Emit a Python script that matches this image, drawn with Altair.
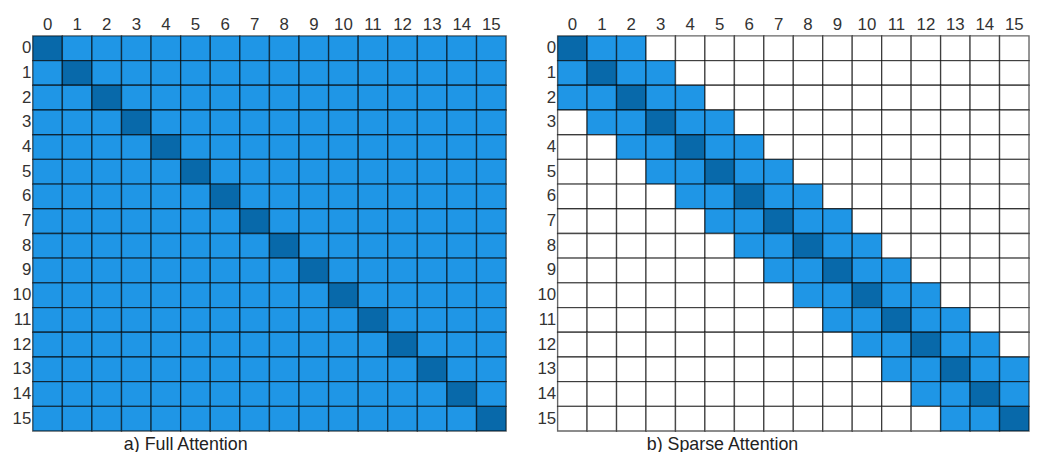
import altair as alt
import pandas as pd

labels = [str(i) for i in range(16)]

# D = diagonal (dark), B = attended (blue), . = not attended (white)
full_rows = [
    "DBBBBBBBBBBBBBBB",
    "BDBBBBBBBBBBBBBB",
    "BBDBBBBBBBBBBBBB",
    "BBBDBBBBBBBBBBBB",
    "BBBBDBBBBBBBBBBB",
    "BBBBBDBBBBBBBBBB",
    "BBBBBBDBBBBBBBBB",
    "BBBBBBBDBBBBBBBB",
    "BBBBBBBBDBBBBBBB",
    "BBBBBBBBBDBBBBBB",
    "BBBBBBBBBBDBBBBB",
    "BBBBBBBBBBBDBBBB",
    "BBBBBBBBBBBBDBBB",
    "BBBBBBBBBBBBBDBB",
    "BBBBBBBBBBBBBBDB",
    "BBBBBBBBBBBBBBBD",
]
sparse_rows = [
    "DBB.............",
    "BDBB............",
    "BBDBB...........",
    ".BBDBB..........",
    "..BBDBB.........",
    "...BBDBB........",
    "....BBDBB.......",
    ".....BBDBB......",
    "......BBDBB.....",
    ".......BBDBB....",
    "........BBDBB...",
    ".........BBDBB..",
    "..........BBDBB.",
    "...........BBDBB",
    "............BBDB",
    ".............BBD",
]

state_names = ["D", "B", "."]
state_colors = ["#0869AA", "#1F96E6", "#FFFFFF"]


def to_df(rows):
    recs = []
    for i, r in enumerate(rows):
        for j, c in enumerate(r):
            recs.append({"row": labels[i], "col": labels[j], "state": c})
    return pd.DataFrame(recs)


H = 399


def panel(rows, caption, dx, width):
    return (
        alt.Chart(to_df(rows))
        .mark_rect(stroke="#000000", strokeOpacity=0.6, strokeWidth=1.4)
        .encode(
            x=alt.X("col:N", sort=labels, title=None,
                    axis=alt.Axis(orient="top", labelAngle=0, ticks=False, domain=False,
                                  labelPadding=2)),
            y=alt.Y("row:N", sort=labels, title=None,
                    axis=alt.Axis(ticks=False, domain=False, labelPadding=2)),
            color=alt.Color("state:N", scale=alt.Scale(domain=state_names, range=state_colors),
                            legend=None),
        )
        .properties(
            width=width, height=H,
            title=alt.TitleParams(caption, orient="bottom", anchor="start", frame="group",
                                  dx=dx, offset=4, fontSize=18, font="Liberation Sans",
                                  fontWeight="normal", color="#222222"),
        )
    )


chart = (
    alt.hconcat(panel(full_rows, "a) Full Attention", 92, 478),
                panel(sparse_rows, "b) Sparse Attention", 90, 476), spacing=30)
    .properties(padding={"left": 4, "top": 6, "right": 0, "bottom": 0})
    .configure_view(stroke=None)
    .configure_scale(bandPaddingInner=0, bandPaddingOuter=0)
    .configure_axis(labelFont="Liberation Sans", labelFontSize=17, labelColor="#333333",
                    grid=False)
)

chart.save("out.html", embed_options={"renderer": "svg", "actions": False})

EXERCISE BRIEF :: Please take the lines from the beginning of the data above through the line holding "labels = [str(i) for i in range(16)]" and transcribe them exactly, without any pictures.

ANSWER TO THIS PROBLEM ::
Emit a Python script that matches this image, drawn with Altair.
import altair as alt
import pandas as pd

labels = [str(i) for i in range(16)]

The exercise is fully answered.